There is a "fast-growing movement" to defend people with albinism, but they remain vulnerable to physical attack across the world.

That's the view of seven UN human rights experts, speaking ahead of International Albinism Awareness Day, observed on Monday, 13 June.

Matthew Wells reports:

Albinism is a harmless condition, characterized by light-coloured skin, caused by a lack of pigment.

In recent years, numerous role models have emerged to help destigmatize the condition, including Tanzania's first Deputy Minister of State Abdallah Possi and the Kenyan parliamentarian Isaac Mwaura.

The group of UN experts issued a statement saying that as the world prepares to mark the second International Albinism Awareness Day, the progress made was a cause for celebration, but the way ahead, is still "long and fraught with hurdles," they warned.

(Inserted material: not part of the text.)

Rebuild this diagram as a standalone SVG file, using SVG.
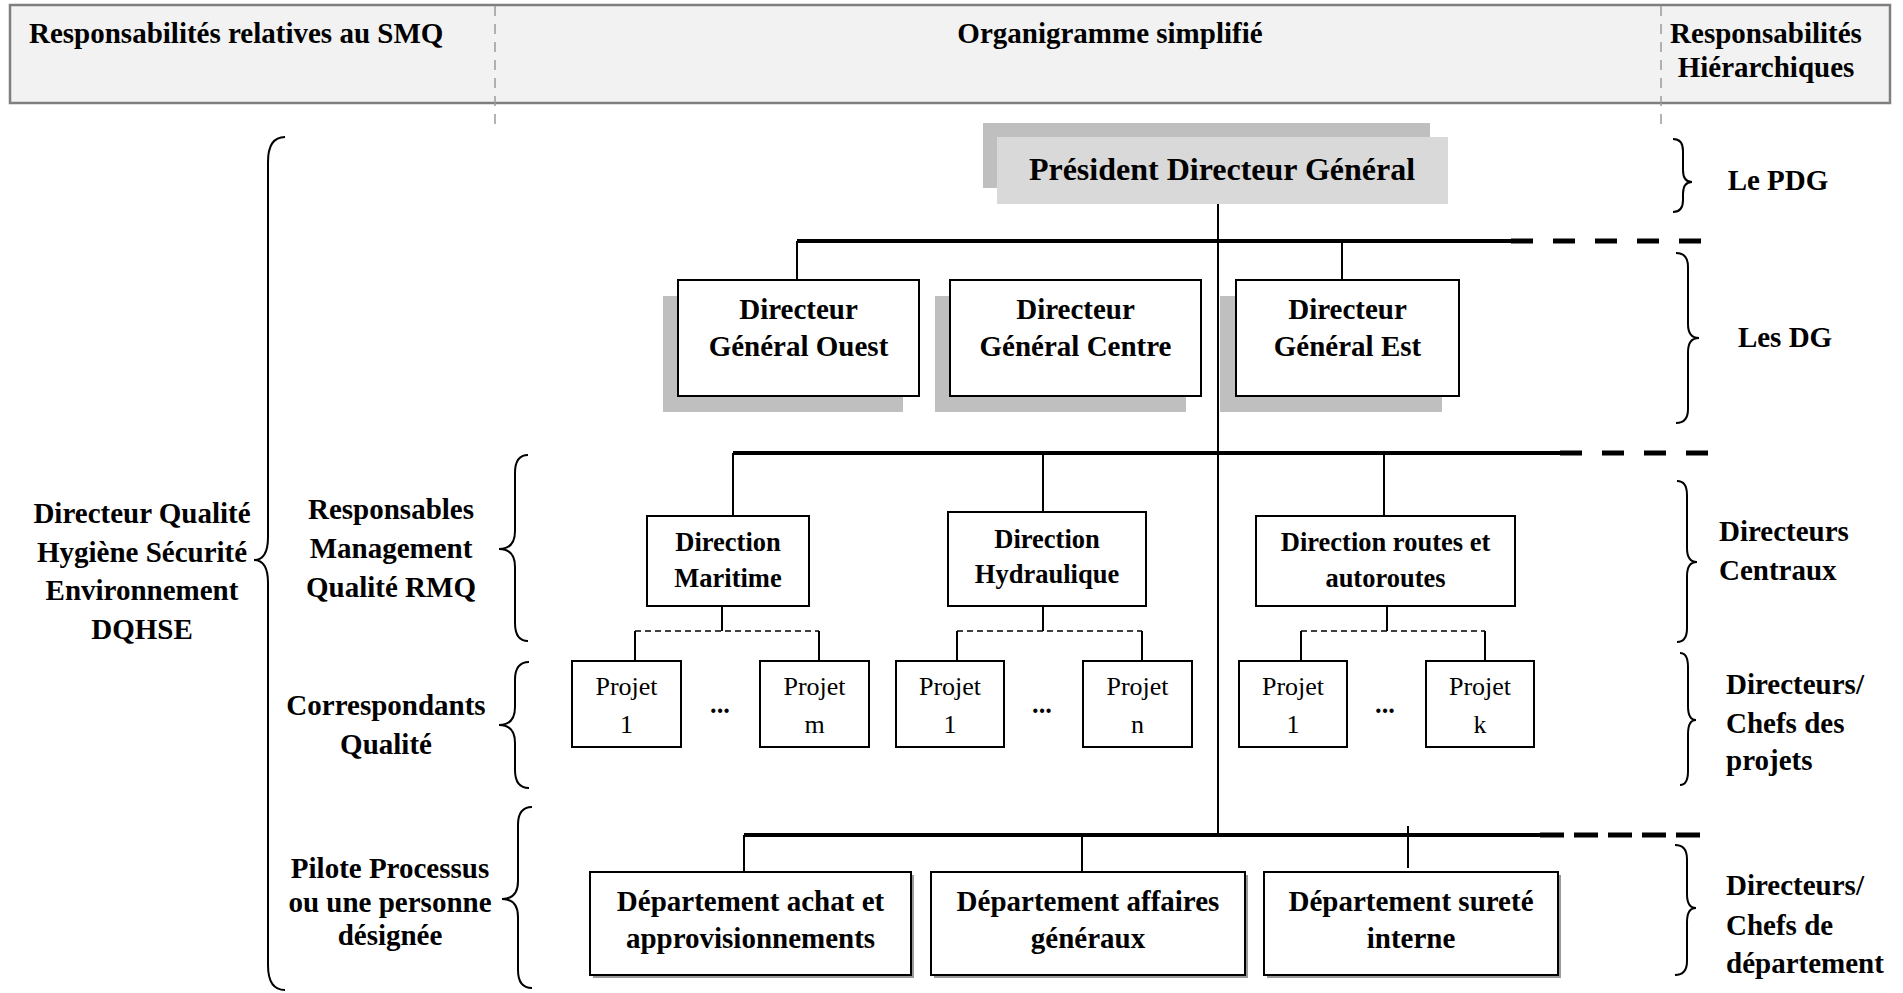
<svg xmlns="http://www.w3.org/2000/svg" width="1903" height="993" viewBox="0 0 1903 993">
  <style>
    text { font-family: "Liberation Serif", "Times New Roman", serif; fill: #000; }
    .b { font-weight: bold; }
    .h { font-size: 29px; }
    .lbl { font-size: 29px; font-weight: bold; }
    .dir { font-size: 26.5px; font-weight: bold; }
    .prj { font-size: 26px; }
    .c { text-anchor: middle; }
    .box { fill: #fff; stroke: #000; stroke-width: 2; }
    .shadow { fill: #bfbfbf; }
    .thin { stroke: #000; stroke-width: 2; fill: none; }
    .thick { stroke: #000; stroke-width: 4; fill: none; }
    .thickdash { stroke: #000; stroke-width: 5; fill: none; stroke-dasharray: 22 20; }
    .pdash { stroke: #000; stroke-width: 1.6; fill: none; stroke-dasharray: 6 4; }
    .brace { stroke: #000; stroke-width: 2; fill: none; }
    .sep { stroke: #9a9a9a; stroke-width: 1.5; stroke-dasharray: 10 8; fill: none; }
  </style>

  <!-- header band -->
  <g id="header">
    <rect x="10" y="5" width="1880" height="98" fill="#f2f2f2" stroke="#7f7f7f" stroke-width="2.5"/>
    <line class="sep" x1="495" y1="6" x2="495" y2="126"/>
    <line class="sep" x1="1661" y1="6" x2="1661" y2="126"/>
    <text class="b h" x="29" y="43">Responsabilités relatives au SMQ</text>
    <text class="b h c" x="1110" y="43">Organigramme simplifié</text>
    <text class="b h c" x="1766" y="43">Responsabilités</text>
    <text class="b h c" x="1766" y="77">Hiérarchiques</text>
  </g>

  <!-- connectors -->
  <g id="connectors">
    <!-- trunk from the PDG -->
    <line class="thin" x1="1218" y1="204" x2="1218" y2="835"/>
    <!-- level 1 : DG -->
    <line class="thick" x1="797" y1="241" x2="1511" y2="241"/>
    <line class="thickdash" x1="1511" y1="241" x2="1717" y2="241"/>
    <line class="thin" x1="797" y1="241" x2="797" y2="280"/>
    <line class="thin" x1="1342" y1="241" x2="1342" y2="280"/>
    <!-- level 2 : directions centrales -->
    <line class="thick" x1="733" y1="453" x2="1560" y2="453"/>
    <line class="thickdash" x1="1560" y1="453" x2="1717" y2="453"/>
    <line class="thin" x1="733" y1="453" x2="733" y2="516"/>
    <line class="thin" x1="1043" y1="453" x2="1043" y2="512"/>
    <line class="thin" x1="1384" y1="453" x2="1384" y2="516"/>
    <!-- projects under each direction -->
    <line class="thin" x1="722" y1="606" x2="722" y2="631"/>
    <line class="pdash" x1="635" y1="631" x2="819" y2="631"/>
    <line class="thin" x1="635" y1="631" x2="635" y2="661"/>
    <line class="thin" x1="819" y1="631" x2="819" y2="661"/>
    <line class="thin" x1="1043" y1="606" x2="1043" y2="631"/>
    <line class="pdash" x1="957" y1="631" x2="1142" y2="631"/>
    <line class="thin" x1="957" y1="631" x2="957" y2="661"/>
    <line class="thin" x1="1142" y1="631" x2="1142" y2="661"/>
    <line class="thin" x1="1387" y1="606" x2="1387" y2="631"/>
    <line class="pdash" x1="1301" y1="631" x2="1485" y2="631"/>
    <line class="thin" x1="1301" y1="631" x2="1301" y2="661"/>
    <line class="thin" x1="1485" y1="631" x2="1485" y2="661"/>
    <!-- level 3 : departments -->
    <line class="thick" x1="744" y1="835" x2="1540" y2="835"/>
    <line class="thickdash" x1="1540" y1="835" x2="1705" y2="835" style="stroke-dasharray: 24 10"/>
    <line class="thin" x1="744" y1="835" x2="744" y2="872"/>
    <line class="thin" x1="1082" y1="835" x2="1082" y2="872"/>
    <line class="thin" x1="1408" y1="826" x2="1408" y2="868"/>
  </g>

  <!-- PDG -->
  <g id="pdg">
    <rect x="983" y="123" width="447" height="65" fill="#bfbfbf"/>
    <rect x="997" y="137" width="451" height="67" fill="#d9d9d9"/>
    <text class="b c" x="1222" y="180" font-size="32">Président Directeur Général</text>
  </g>

  <!-- DG -->
  <g id="dg-ouest">
    <rect class="shadow" x="663" y="296" width="240" height="116"/>
    <rect class="box" x="678" y="280" width="241" height="116"/>
    <text class="lbl c" x="798.5" y="319">Directeur</text>
    <text class="lbl c" x="798.5" y="356">Général Ouest</text>
  </g>
  <g id="dg-centre">
    <rect class="shadow" x="935" y="296" width="251" height="116"/>
    <rect class="box" x="950" y="280" width="251" height="116"/>
    <text class="lbl c" x="1075.5" y="319">Directeur</text>
    <text class="lbl c" x="1075.5" y="356">Général Centre</text>
  </g>
  <g id="dg-est">
    <rect class="shadow" x="1220" y="296" width="222" height="116"/>
    <rect class="box" x="1236" y="280" width="223" height="116"/>
    <text class="lbl c" x="1347.5" y="319">Directeur</text>
    <text class="lbl c" x="1347.5" y="356">Général Est</text>
  </g>

  <!-- directions centrales -->
  <g id="dir-maritime">
    <rect class="box" x="647" y="516" width="162" height="90"/>
    <text class="dir c" x="728" y="551">Direction</text>
    <text class="dir c" x="728" y="587">Maritime</text>
  </g>
  <g id="dir-hydraulique">
    <rect class="box" x="948" y="512" width="198" height="94"/>
    <text class="dir c" x="1047" y="548">Direction</text>
    <text class="dir c" x="1047" y="583">Hydraulique</text>
  </g>
  <g id="dir-routes">
    <rect class="box" x="1256" y="516" width="259" height="90"/>
    <text class="dir c" x="1385.5" y="551">Direction routes et</text>
    <text class="dir c" x="1385.5" y="587">autoroutes</text>
  </g>

  <!-- projects -->
  <g id="projet-m1">
    <rect class="box" x="572" y="661" width="109" height="86"/>
    <text class="prj c" x="626.5" y="695">Projet</text>
    <text class="prj c" x="626.5" y="733">1</text>
  </g>
  <g id="dots-m"><text class="dir c" x="720" y="713">...</text></g>
  <g id="projet-mm">
    <rect class="box" x="760" y="661" width="109" height="86"/>
    <text class="prj c" x="814.5" y="695">Projet</text>
    <text class="prj c" x="814.5" y="733">m</text>
  </g>
  <g id="projet-h1">
    <rect class="box" x="896" y="661" width="108" height="86"/>
    <text class="prj c" x="950" y="695">Projet</text>
    <text class="prj c" x="950" y="733">1</text>
  </g>
  <g id="dots-h"><text class="dir c" x="1042" y="713">...</text></g>
  <g id="projet-hn">
    <rect class="box" x="1083" y="661" width="109" height="86"/>
    <text class="prj c" x="1137.5" y="695">Projet</text>
    <text class="prj c" x="1137.5" y="733">n</text>
  </g>
  <g id="projet-r1">
    <rect class="box" x="1239" y="661" width="108" height="86"/>
    <text class="prj c" x="1293" y="695">Projet</text>
    <text class="prj c" x="1293" y="733">1</text>
  </g>
  <g id="dots-r"><text class="dir c" x="1385" y="713">...</text></g>
  <g id="projet-rk">
    <rect class="box" x="1426" y="661" width="108" height="86"/>
    <text class="prj c" x="1480" y="695">Projet</text>
    <text class="prj c" x="1480" y="733">k</text>
  </g>

  <!-- departments -->
  <g id="dep-achat">
    <rect x="593" y="875" width="321" height="103" fill="#9a9a9a"/>
    <rect class="box" x="590" y="872" width="321" height="103"/>
    <text class="lbl c" x="750.5" y="911">Département achat et</text>
    <text class="lbl c" x="750.5" y="948">approvisionnements</text>
  </g>
  <g id="dep-affaires">
    <rect x="934" y="875" width="314" height="103" fill="#9a9a9a"/>
    <rect class="box" x="931" y="872" width="314" height="103"/>
    <text class="lbl c" x="1088" y="911">Département affaires</text>
    <text class="lbl c" x="1088" y="948">généraux</text>
  </g>
  <g id="dep-surete">
    <rect x="1267" y="875" width="294" height="103" fill="#9a9a9a"/>
    <rect class="box" x="1264" y="872" width="294" height="103"/>
    <text class="lbl c" x="1411" y="911">Département sureté</text>
    <text class="lbl c" x="1411" y="948">interne</text>
  </g>

  <!-- SMQ responsibilities (left) -->
  <g id="smq-dqhse">
    <path class="brace" d="M285 137 Q268 137 268 162 V537 Q268 560 254 560 Q268 560 268 583 V965 Q268 990 285 990"/>
    <text class="lbl c" x="142" y="523">Directeur Qualité</text>
    <text class="lbl c" x="142" y="562">Hygiène Sécurité</text>
    <text class="lbl c" x="142" y="600">Environnement</text>
    <text class="lbl c" x="142" y="639">DQHSE</text>
  </g>
  <g id="smq-rmq">
    <path class="brace" d="M528 455 Q515 455 515 473 V531 Q515 549 499 549 Q515 549 515 567 V623 Q515 641 528 641"/>
    <text class="lbl c" x="391" y="519">Responsables</text>
    <text class="lbl c" x="391" y="558">Management</text>
    <text class="lbl c" x="391" y="597">Qualité RMQ</text>
  </g>
  <g id="smq-correspondants">
    <path class="brace" d="M529 662 Q515 662 515 680 V707 Q515 725 499 725 Q515 725 515 743 V770 Q515 788 529 788"/>
    <text class="lbl c" x="386" y="715">Correspondants</text>
    <text class="lbl c" x="386" y="754">Qualité</text>
  </g>
  <g id="smq-pilote">
    <path class="brace" d="M532 807 Q518 807 518 825 V881 Q518 899 502 899 Q518 899 518 917 V970 Q518 988 532 988"/>
    <text class="lbl c" x="390" y="878">Pilote Processus</text>
    <text class="lbl c" x="390" y="912">ou une personne</text>
    <text class="lbl c" x="390" y="945">désignée</text>
  </g>

  <!-- hierarchical responsibilities (right) -->
  <g id="hier-pdg">
    <path class="brace" d="M1673 139 Q1683 139 1683 151 V170 Q1683 182 1692 182 Q1683 182 1683 194 V200 Q1683 212 1673 212"/>
    <text class="lbl c" x="1778" y="190">Le PDG</text>
  </g>
  <g id="hier-dg">
    <path class="brace" d="M1676 253 Q1688 253 1688 267 V324 Q1688 338 1699 338 Q1688 338 1688 352 V409 Q1688 423 1676 423"/>
    <text class="lbl c" x="1785" y="347">Les DG</text>
  </g>
  <g id="hier-centraux">
    <path class="brace" d="M1677 481 Q1687 481 1687 495 V548 Q1687 562 1697 562 Q1687 562 1687 576 V628 Q1687 642 1677 642"/>
    <text class="lbl" x="1719" y="541">Directeurs</text>
    <text class="lbl" x="1719" y="580">Centraux</text>
  </g>
  <g id="hier-projets">
    <path class="brace" d="M1680 653 Q1688 653 1688 667 V706 Q1688 720 1696 720 Q1688 720 1688 734 V771 Q1688 785 1680 785"/>
    <text class="lbl" x="1726" y="694">Directeurs/</text>
    <text class="lbl" x="1726" y="733">Chefs des</text>
    <text class="lbl" x="1726" y="770">projets</text>
  </g>
  <g id="hier-departement">
    <path class="brace" d="M1675 845 Q1687 845 1687 859 V894 Q1687 908 1696 908 Q1687 908 1687 922 V961 Q1687 975 1675 975"/>
    <text class="lbl" x="1726" y="895">Directeurs/</text>
    <text class="lbl" x="1726" y="935">Chefs de</text>
    <text class="lbl" x="1726" y="973">département</text>
  </g>
</svg>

Pointing to celebrities such as musician Salif Keita of Mali, and Olympic gold medallist Kelly Gallagher, the human rights experts said their increased visibility was a "testament to the fruit of heightened awareness-raising."

But it was a "serious matter of concern," they said, that since the first awareness day last year, physical attacks against persons with albinism, particularly women and children, were continuing.

It was especially worrying, they added, that there had been reports of violence in areas with no history of previous attacks.

Matthew Wells, United Nations.

Duration: 55"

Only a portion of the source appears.